Records with drawing code
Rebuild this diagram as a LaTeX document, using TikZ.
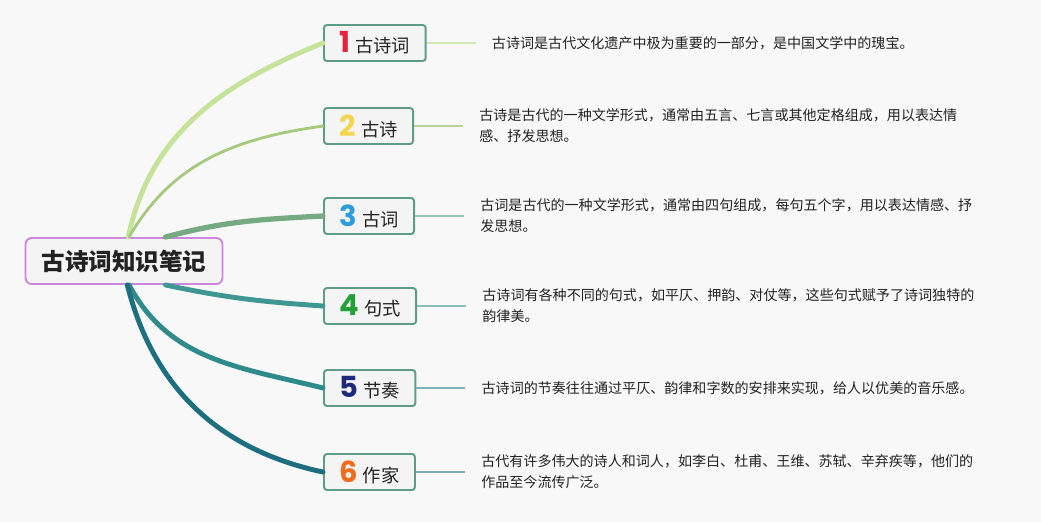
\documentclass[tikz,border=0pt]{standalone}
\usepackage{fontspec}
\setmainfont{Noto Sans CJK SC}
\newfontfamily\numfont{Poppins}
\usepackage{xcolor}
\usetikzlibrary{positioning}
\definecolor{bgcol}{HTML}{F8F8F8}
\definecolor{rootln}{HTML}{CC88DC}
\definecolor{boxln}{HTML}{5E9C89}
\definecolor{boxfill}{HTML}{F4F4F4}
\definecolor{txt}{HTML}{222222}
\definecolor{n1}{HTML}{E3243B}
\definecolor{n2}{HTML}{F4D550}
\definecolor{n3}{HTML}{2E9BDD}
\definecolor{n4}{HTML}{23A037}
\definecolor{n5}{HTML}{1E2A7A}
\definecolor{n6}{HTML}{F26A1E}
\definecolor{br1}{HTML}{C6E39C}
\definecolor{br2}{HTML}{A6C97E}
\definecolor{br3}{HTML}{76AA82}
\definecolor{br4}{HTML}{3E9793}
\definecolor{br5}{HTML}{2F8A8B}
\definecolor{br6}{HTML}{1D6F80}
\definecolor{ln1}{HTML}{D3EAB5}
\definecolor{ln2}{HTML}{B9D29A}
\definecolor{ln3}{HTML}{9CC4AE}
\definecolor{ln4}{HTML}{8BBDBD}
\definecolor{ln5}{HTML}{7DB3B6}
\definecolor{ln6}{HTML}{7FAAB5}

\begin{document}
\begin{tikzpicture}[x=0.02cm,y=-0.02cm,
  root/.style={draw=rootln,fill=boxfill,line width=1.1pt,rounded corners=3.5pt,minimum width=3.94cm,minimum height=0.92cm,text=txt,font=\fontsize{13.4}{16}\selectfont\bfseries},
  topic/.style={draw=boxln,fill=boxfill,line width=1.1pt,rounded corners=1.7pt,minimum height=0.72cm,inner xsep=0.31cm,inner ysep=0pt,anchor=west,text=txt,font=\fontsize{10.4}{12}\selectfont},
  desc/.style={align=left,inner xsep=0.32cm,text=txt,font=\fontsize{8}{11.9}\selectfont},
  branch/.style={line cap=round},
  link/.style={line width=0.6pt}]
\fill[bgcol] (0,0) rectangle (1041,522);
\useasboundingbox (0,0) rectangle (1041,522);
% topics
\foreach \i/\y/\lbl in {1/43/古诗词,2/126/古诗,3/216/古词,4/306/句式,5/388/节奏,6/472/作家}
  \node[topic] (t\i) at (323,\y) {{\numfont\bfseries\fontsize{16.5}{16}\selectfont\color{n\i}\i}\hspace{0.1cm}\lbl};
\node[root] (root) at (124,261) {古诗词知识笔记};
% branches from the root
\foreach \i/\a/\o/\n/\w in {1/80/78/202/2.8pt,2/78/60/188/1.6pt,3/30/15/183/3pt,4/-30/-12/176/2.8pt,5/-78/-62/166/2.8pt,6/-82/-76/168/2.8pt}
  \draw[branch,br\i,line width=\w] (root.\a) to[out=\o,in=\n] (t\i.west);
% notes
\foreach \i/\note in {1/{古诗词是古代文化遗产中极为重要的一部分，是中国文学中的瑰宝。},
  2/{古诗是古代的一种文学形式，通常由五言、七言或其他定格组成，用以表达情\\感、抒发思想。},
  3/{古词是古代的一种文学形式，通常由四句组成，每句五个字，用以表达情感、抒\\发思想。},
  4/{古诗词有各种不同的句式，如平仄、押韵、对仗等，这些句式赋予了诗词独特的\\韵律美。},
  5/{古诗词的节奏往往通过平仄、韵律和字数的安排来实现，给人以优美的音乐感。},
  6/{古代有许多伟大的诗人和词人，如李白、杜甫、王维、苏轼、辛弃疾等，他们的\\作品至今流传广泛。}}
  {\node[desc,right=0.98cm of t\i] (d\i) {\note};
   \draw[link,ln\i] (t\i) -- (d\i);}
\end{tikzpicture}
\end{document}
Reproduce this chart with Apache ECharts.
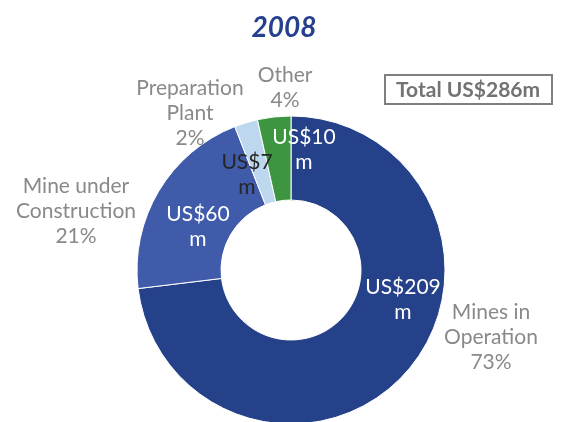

> **Request**: Take the listing above and print it exactly, apart from the pictures.

> **Result of the exercise**:
Rebuild this diagram as a LaTeX document, using TikZ.
\documentclass[tikz,border=0pt]{standalone}
\usepackage{fontspec}
\setmainfont{Noto Sans CJK SC}
\newfontfamily\numfont{Poppins}
\usepackage{xcolor}
\usetikzlibrary{positioning}
\definecolor{bgcol}{HTML}{F8F8F8}
\definecolor{rootln}{HTML}{CC88DC}
\definecolor{boxln}{HTML}{5E9C89}
\definecolor{boxfill}{HTML}{F4F4F4}
\definecolor{txt}{HTML}{222222}
\definecolor{n1}{HTML}{E3243B}
\definecolor{n2}{HTML}{F4D550}
\definecolor{n3}{HTML}{2E9BDD}
\definecolor{n4}{HTML}{23A037}
\definecolor{n5}{HTML}{1E2A7A}
\definecolor{n6}{HTML}{F26A1E}
\definecolor{br1}{HTML}{C6E39C}
\definecolor{br2}{HTML}{A6C97E}
\definecolor{br3}{HTML}{76AA82}
\definecolor{br4}{HTML}{3E9793}
\definecolor{br5}{HTML}{2F8A8B}
\definecolor{br6}{HTML}{1D6F80}
\definecolor{ln1}{HTML}{D3EAB5}
\definecolor{ln2}{HTML}{B9D29A}
\definecolor{ln3}{HTML}{9CC4AE}
\definecolor{ln4}{HTML}{8BBDBD}
\definecolor{ln5}{HTML}{7DB3B6}
\definecolor{ln6}{HTML}{7FAAB5}

\begin{document}
\begin{tikzpicture}[x=0.02cm,y=-0.02cm,
  root/.style={draw=rootln,fill=boxfill,line width=1.1pt,rounded corners=3.5pt,minimum width=3.94cm,minimum height=0.92cm,text=txt,font=\fontsize{13.4}{16}\selectfont\bfseries},
  topic/.style={draw=boxln,fill=boxfill,line width=1.1pt,rounded corners=1.7pt,minimum height=0.72cm,inner xsep=0.31cm,inner ysep=0pt,anchor=west,text=txt,font=\fontsize{10.4}{12}\selectfont},
  desc/.style={align=left,inner xsep=0.32cm,text=txt,font=\fontsize{8}{11.9}\selectfont},
  branch/.style={line cap=round},
  link/.style={line width=0.6pt}]
\fill[bgcol] (0,0) rectangle (1041,522);
\useasboundingbox (0,0) rectangle (1041,522);
% topics
\foreach \i/\y/\lbl in {1/43/古诗词,2/126/古诗,3/216/古词,4/306/句式,5/388/节奏,6/472/作家}
  \node[topic] (t\i) at (323,\y) {{\numfont\bfseries\fontsize{16.5}{16}\selectfont\color{n\i}\i}\hspace{0.1cm}\lbl};
\node[root] (root) at (124,261) {古诗词知识笔记};
% branches from the root
\foreach \i/\a/\o/\n/\w in {1/80/78/202/2.8pt,2/78/60/188/1.6pt,3/30/15/183/3pt,4/-30/-12/176/2.8pt,5/-78/-62/166/2.8pt,6/-82/-76/168/2.8pt}
  \draw[branch,br\i,line width=\w] (root.\a) to[out=\o,in=\n] (t\i.west);
% notes
\foreach \i/\note in {1/{古诗词是古代文化遗产中极为重要的一部分，是中国文学中的瑰宝。},
  2/{古诗是古代的一种文学形式，通常由五言、七言或其他定格组成，用以表达情\\感、抒发思想。},
  3/{古词是古代的一种文学形式，通常由四句组成，每句五个字，用以表达情感、抒\\发思想。},
  4/{古诗词有各种不同的句式，如平仄、押韵、对仗等，这些句式赋予了诗词独特的\\韵律美。},
  5/{古诗词的节奏往往通过平仄、韵律和字数的安排来实现，给人以优美的音乐感。},
  6/{古代有许多伟大的诗人和词人，如李白、杜甫、王维、苏轼、辛弃疾等，他们的\\作品至今流传广泛。}}
  {\node[desc,right=0.98cm of t\i] (d\i) {\note};
   \draw[link,ln\i] (t\i) -- (d\i);}
\end{tikzpicture}
\end{document}
Reproduce this chart with Apache ECharts.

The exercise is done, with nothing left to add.